Try this Historic Bacon Recipe Yourself
Before Frederick Law Olmsted designed New York’s Central Park and other famous urban landscapes, he worked as a journalist and reformer with an interest in the southern slave economy. During the 1850s, he made a series of trips to the slave states to report on the region. Upon arrival, he remarked in his journal, “I made the first practical acquaintance with what shortly was to be the bane of my life, viz. corn-bread and bacon. I partook innocent and unsuspicious of these dishes…without a thought that for the next six months I should actually see nothing else.”
By the 1850s, northern urbanites had started to benefit from technologies and infrastructure that allowed more-varied diets, so they looked at the bacon-heavy diets of all southerners as a sign of the region’s cultural and economic backwardness. When Olmsted viewed the South, he viewed it through the lens of his own region’s industrialization.
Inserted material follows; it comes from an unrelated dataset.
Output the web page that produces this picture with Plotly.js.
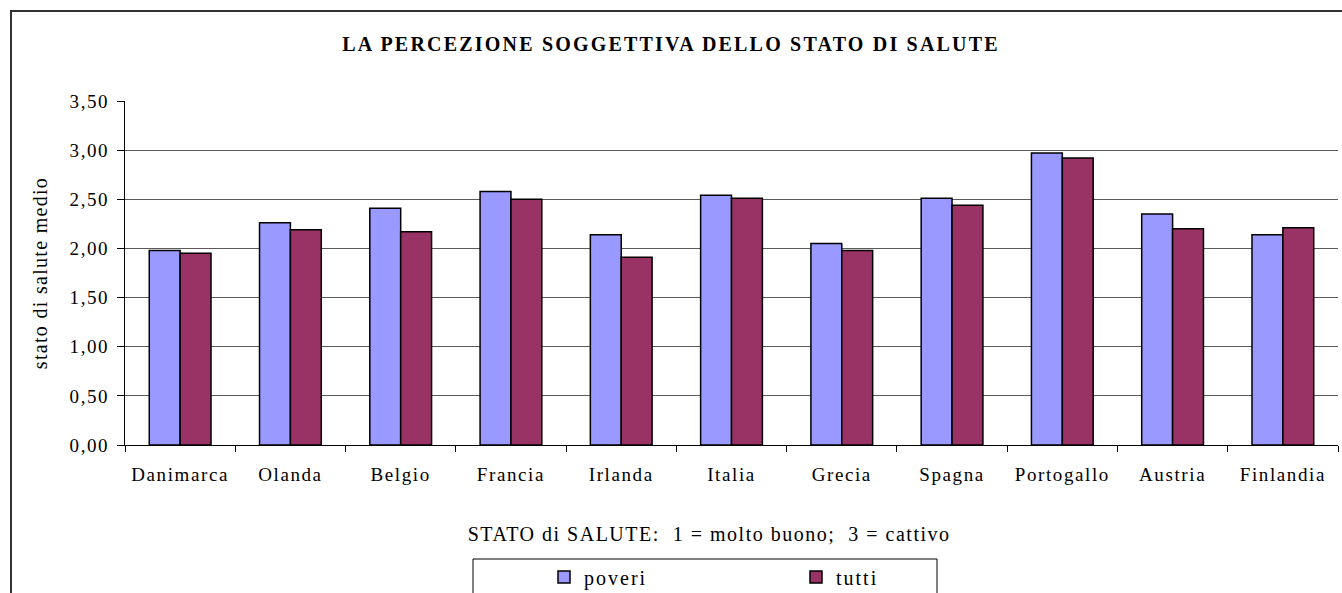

They pointed to crackling bread as one particularly backward, humble, meager meal. They fried their fatty bacon in a cast iron skillet, removed the meaty bits and added them to their corn bread dough, and then added the dough to the skillet, per the recipe that follows.
Ingredients
- 2-3 slices of bacon
- ¼ cup butter, melted
- 1 ½ cups self-rising flour
- 1 cup yellow cornmeal
- 2 tbsp granulated sugar or honey
- ½ teaspoon salt
- 1 ½ cups buttermilk
- 2 large eggs, beaten
Steps
- Preheat oven to 400 degrees Fahrenheit;
- In a nine-inch cast iron skillet, fry the bacon until done, then remove the bacon and set aside leaving the bacon grease behind; keep skillet warm in pre-heating oven but do not let bacon grease smoke or burn;
- While the bacon cooks, whisk together the flour, cornmeal, sugar, and salt in a large bowl;
- In the bowl with the dry ingredients, add the melted butter, some of the bacon grease, buttermilk, eggs, and half crumbled bacon; whisk but do not overmix;
- Remove the skillet, pour the cornbread batter into the warm skillet, top with remaining half of the crumbled bacon, and return to the oven; bake for 18-20 minutes; cool for at least ten minutes but serve hot / warm.